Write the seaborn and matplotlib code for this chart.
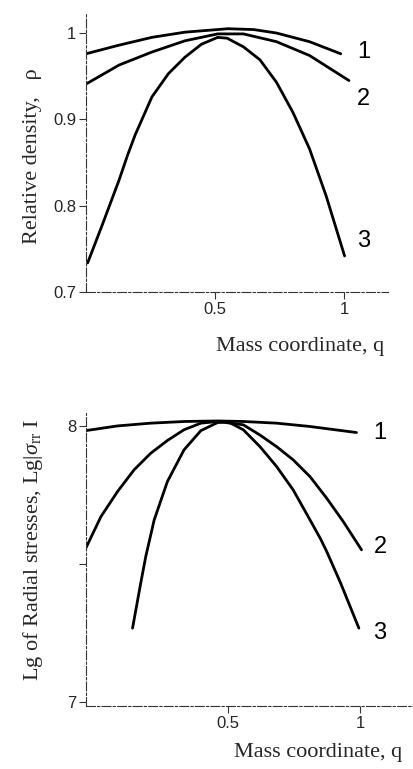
import numpy as np
import pandas as pd
import matplotlib
matplotlib.use("Agg")
import matplotlib.pyplot as plt
import seaborn as sns

sns.set_style("white")
plt.rcParams['font.family'] = ['Liberation Sans', 'DejaVu Sans']
plt.rcParams['mathtext.fontset'] = 'custom'
plt.rcParams['mathtext.rm'] = 'Liberation Serif'
plt.rcParams['mathtext.it'] = 'Liberation Serif:italic'

# ---- top panel: relative density ----
q_top_1 = [0.0, 0.128, 0.255, 0.383, 0.55, 0.65, 0.738, 0.866, 0.987]
rho_1 = [0.976, 0.986, 0.995, 1.001, 1.005, 1.004, 1.0, 0.990, 0.976]
q_top_2 = [0.0, 0.128, 0.255, 0.383, 0.51, 0.61, 0.738, 0.866, 1.019]
rho_2 = [0.941, 0.963, 0.978, 0.991, 0.999, 0.999, 0.990, 0.974, 0.945]
q_top_3 = [0.006, 0.064, 0.128, 0.16, 0.19, 0.255, 0.319, 0.383, 0.447, 0.51,
           0.547, 0.61, 0.674, 0.738, 0.802, 0.866, 0.93, 1.002]
rho_3 = [0.734, 0.779, 0.830, 0.858, 0.882, 0.926, 0.953, 0.972, 0.987, 0.995,
         0.994, 0.984, 0.969, 0.943, 0.908, 0.866, 0.812, 0.742]

# ---- bottom panel: lg of radial stresses ----
q_bot_1 = [-0.039, 0.081, 0.207, 0.333, 0.46, 0.56, 0.684, 0.81, 0.987]
lg_1 = [7.983, 8.0, 8.01, 8.016, 8.018, 8.016, 8.01, 7.998, 7.976]
q_bot_2 = [-0.039, 0.018, 0.081, 0.144, 0.207, 0.27, 0.333, 0.397, 0.46,
           0.558, 0.621, 0.684, 0.747, 0.811, 0.874, 0.937, 1.006]
lg_2 = [7.557, 7.671, 7.762, 7.841, 7.901, 7.947, 7.986, 8.01, 8.016,
        8.004, 7.967, 7.925, 7.877, 7.816, 7.738, 7.653, 7.551]
q_bot_3 = [0.138, 0.169, 0.188, 0.22, 0.27, 0.333, 0.397, 0.46, 0.5,
           0.558, 0.621, 0.684, 0.747, 0.811, 0.851, 0.874, 0.927, 0.996]
lg_3 = [7.267, 7.43, 7.526, 7.659, 7.798, 7.913, 7.983, 8.012, 8.015,
        7.986, 7.925, 7.853, 7.768, 7.659, 7.590, 7.545, 7.43, 7.267]

curve_names = ["1", "2", "3"]
x_ticks = [0.5, 1.0]
x_ticklabels = ["0.5", "1"]
top_yticks = [0.7, 0.8, 0.9, 1.0]
top_yticklabels = ["0.7", "0.8", "0.9", "1"]
bot_yticks = [7.0, 7.5, 8.0]
bot_yticklabels = ["7", "", "8"]

fig = plt.figure(figsize=(4.14, 7.69), dpi=100)
ax1 = fig.add_axes([0.208, 0.620, 0.729, 0.364])
ax2 = fig.add_axes([0.208, 0.082, 0.792, 0.381])

serif = ['Liberation Serif', 'DejaVu Serif']

def style(ax):
    for s in ['top', 'right']:
        ax.spines[s].set_visible(False)
    for s in ['left', 'bottom']:
        ax.spines[s].set_color('#333333')
        ax.spines[s].set_linewidth(0.8)
        ax.spines[s].set_linestyle((0, (8, 2, 2, 2)))
    ax.tick_params(axis='both', direction='out', length=5, width=0.8,
                   color='#333333', labelsize=12, pad=2,
                   left=True, bottom=True)
    ax.grid(False)

top_sets = [(q_top_1, rho_1), (q_top_2, rho_2), (q_top_3, rho_3)]
for (xs, ys), name in zip(top_sets, curve_names):
    df = pd.DataFrame({"q": xs, "v": ys})
    sns.lineplot(data=df, x="q", y="v", ax=ax1, color='black', linewidth=2, sort=False)

bot_sets = [(q_bot_1, lg_1), (q_bot_2, lg_2), (q_bot_3, lg_3)]
for (xs, ys), name in zip(bot_sets, curve_names):
    df = pd.DataFrame({"q": xs, "v": ys})
    sns.lineplot(data=df, x="q", y="v", ax=ax2, color='black', linewidth=2, sort=False)

ax1.set_xlim(0.0, 1.17)
ax1.set_ylim(0.7, 1.024)
ax1.set_xticks(x_ticks)
ax1.set_xticklabels(x_ticklabels)
ax1.set_yticks(top_yticks)
ax1.set_yticklabels(top_yticklabels)
ax1.set_xlabel("")
ax1.set_ylabel("")
style(ax1)

ax2.set_xlim(-0.038, 1.205)
ax2.set_ylim(6.985, 8.047)
ax2.set_xticks(x_ticks)
ax2.set_xticklabels(x_ticklabels)
ax2.set_yticks(bot_yticks)
ax2.set_yticklabels(bot_yticklabels)
ax2.set_xlabel("")
ax2.set_ylabel("")
style(ax2)

# curve numbers
for name, y in zip(curve_names, [0.978, 0.924, 0.759]):
    ax1.text(1.077, y, name, fontsize=17, ha='center', va='center', color='black')
for name, y in zip(curve_names, [7.975, 7.56, 7.25]):
    ax2.text(1.076, y, name, fontsize=17, ha='center', va='center', color='black')

# axis titles
fig.text(300 / 414, 1 - 347 / 769, "Mass coordinate, q", family=serif,
         fontsize=16, ha='center', va='center')
fig.text(318 / 414, 1 - 753 / 769, "Mass coordinate, q", family=serif,
         fontsize=16, ha='center', va='center')
fig.text(33 / 414, 1 - 156 / 769, "Relative density,   \u03c1", family=serif,
         fontsize=16, ha='center', va='center', rotation=90)
fig.text(33 / 414, 1 - 550 / 769, "Lg of Radial stresses, Lg|$\\sigma_{\\rm rr}$ I",
         family=serif, fontsize=16, ha='center', va='center', rotation=90)

fig.savefig("out.png", dpi=100)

Task requirements:
Write the listing out a second time exactly, dropping all images.

The reply:
Write the seaborn and matplotlib code for this chart.
import numpy as np
import pandas as pd
import matplotlib
matplotlib.use("Agg")
import matplotlib.pyplot as plt
import seaborn as sns

sns.set_style("white")
plt.rcParams['font.family'] = ['Liberation Sans', 'DejaVu Sans']
plt.rcParams['mathtext.fontset'] = 'custom'
plt.rcParams['mathtext.rm'] = 'Liberation Serif'
plt.rcParams['mathtext.it'] = 'Liberation Serif:italic'

# ---- top panel: relative density ----
q_top_1 = [0.0, 0.128, 0.255, 0.383, 0.55, 0.65, 0.738, 0.866, 0.987]
rho_1 = [0.976, 0.986, 0.995, 1.001, 1.005, 1.004, 1.0, 0.990, 0.976]
q_top_2 = [0.0, 0.128, 0.255, 0.383, 0.51, 0.61, 0.738, 0.866, 1.019]
rho_2 = [0.941, 0.963, 0.978, 0.991, 0.999, 0.999, 0.990, 0.974, 0.945]
q_top_3 = [0.006, 0.064, 0.128, 0.16, 0.19, 0.255, 0.319, 0.383, 0.447, 0.51,
           0.547, 0.61, 0.674, 0.738, 0.802, 0.866, 0.93, 1.002]
rho_3 = [0.734, 0.779, 0.830, 0.858, 0.882, 0.926, 0.953, 0.972, 0.987, 0.995,
         0.994, 0.984, 0.969, 0.943, 0.908, 0.866, 0.812, 0.742]

# ---- bottom panel: lg of radial stresses ----
q_bot_1 = [-0.039, 0.081, 0.207, 0.333, 0.46, 0.56, 0.684, 0.81, 0.987]
lg_1 = [7.983, 8.0, 8.01, 8.016, 8.018, 8.016, 8.01, 7.998, 7.976]
q_bot_2 = [-0.039, 0.018, 0.081, 0.144, 0.207, 0.27, 0.333, 0.397, 0.46,
           0.558, 0.621, 0.684, 0.747, 0.811, 0.874, 0.937, 1.006]
lg_2 = [7.557, 7.671, 7.762, 7.841, 7.901, 7.947, 7.986, 8.01, 8.016,
        8.004, 7.967, 7.925, 7.877, 7.816, 7.738, 7.653, 7.551]
q_bot_3 = [0.138, 0.169, 0.188, 0.22, 0.27, 0.333, 0.397, 0.46, 0.5,
           0.558, 0.621, 0.684, 0.747, 0.811, 0.851, 0.874, 0.927, 0.996]
lg_3 = [7.267, 7.43, 7.526, 7.659, 7.798, 7.913, 7.983, 8.012, 8.015,
        7.986, 7.925, 7.853, 7.768, 7.659, 7.590, 7.545, 7.43, 7.267]

curve_names = ["1", "2", "3"]
x_ticks = [0.5, 1.0]
x_ticklabels = ["0.5", "1"]
top_yticks = [0.7, 0.8, 0.9, 1.0]
top_yticklabels = ["0.7", "0.8", "0.9", "1"]
bot_yticks = [7.0, 7.5, 8.0]
bot_yticklabels = ["7", "", "8"]

fig = plt.figure(figsize=(4.14, 7.69), dpi=100)
ax1 = fig.add_axes([0.208, 0.620, 0.729, 0.364])
ax2 = fig.add_axes([0.208, 0.082, 0.792, 0.381])

serif = ['Liberation Serif', 'DejaVu Serif']

def style(ax):
    for s in ['top', 'right']:
        ax.spines[s].set_visible(False)
    for s in ['left', 'bottom']:
        ax.spines[s].set_color('#333333')
        ax.spines[s].set_linewidth(0.8)
        ax.spines[s].set_linestyle((0, (8, 2, 2, 2)))
    ax.tick_params(axis='both', direction='out', length=5, width=0.8,
                   color='#333333', labelsize=12, pad=2,
                   left=True, bottom=True)
    ax.grid(False)

top_sets = [(q_top_1, rho_1), (q_top_2, rho_2), (q_top_3, rho_3)]
for (xs, ys), name in zip(top_sets, curve_names):
    df = pd.DataFrame({"q": xs, "v": ys})
    sns.lineplot(data=df, x="q", y="v", ax=ax1, color='black', linewidth=2, sort=False)

bot_sets = [(q_bot_1, lg_1), (q_bot_2, lg_2), (q_bot_3, lg_3)]
for (xs, ys), name in zip(bot_sets, curve_names):
    df = pd.DataFrame({"q": xs, "v": ys})
    sns.lineplot(data=df, x="q", y="v", ax=ax2, color='black', linewidth=2, sort=False)

ax1.set_xlim(0.0, 1.17)
ax1.set_ylim(0.7, 1.024)
ax1.set_xticks(x_ticks)
ax1.set_xticklabels(x_ticklabels)
ax1.set_yticks(top_yticks)
ax1.set_yticklabels(top_yticklabels)
ax1.set_xlabel("")
ax1.set_ylabel("")
style(ax1)

ax2.set_xlim(-0.038, 1.205)
ax2.set_ylim(6.985, 8.047)
ax2.set_xticks(x_ticks)
ax2.set_xticklabels(x_ticklabels)
ax2.set_yticks(bot_yticks)
ax2.set_yticklabels(bot_yticklabels)
ax2.set_xlabel("")
ax2.set_ylabel("")
style(ax2)

# curve numbers
for name, y in zip(curve_names, [0.978, 0.924, 0.759]):
    ax1.text(1.077, y, name, fontsize=17, ha='center', va='center', color='black')
for name, y in zip(curve_names, [7.975, 7.56, 7.25]):
    ax2.text(1.076, y, name, fontsize=17, ha='center', va='center', color='black')

# axis titles
fig.text(300 / 414, 1 - 347 / 769, "Mass coordinate, q", family=serif,
         fontsize=16, ha='center', va='center')
fig.text(318 / 414, 1 - 753 / 769, "Mass coordinate, q", family=serif,
         fontsize=16, ha='center', va='center')
fig.text(33 / 414, 1 - 156 / 769, "Relative density,   \u03c1", family=serif,
         fontsize=16, ha='center', va='center', rotation=90)
fig.text(33 / 414, 1 - 550 / 769, "Lg of Radial stresses, Lg|$\\sigma_{\\rm rr}$ I",
         family=serif, fontsize=16, ha='center', va='center', rotation=90)

fig.savefig("out.png", dpi=100)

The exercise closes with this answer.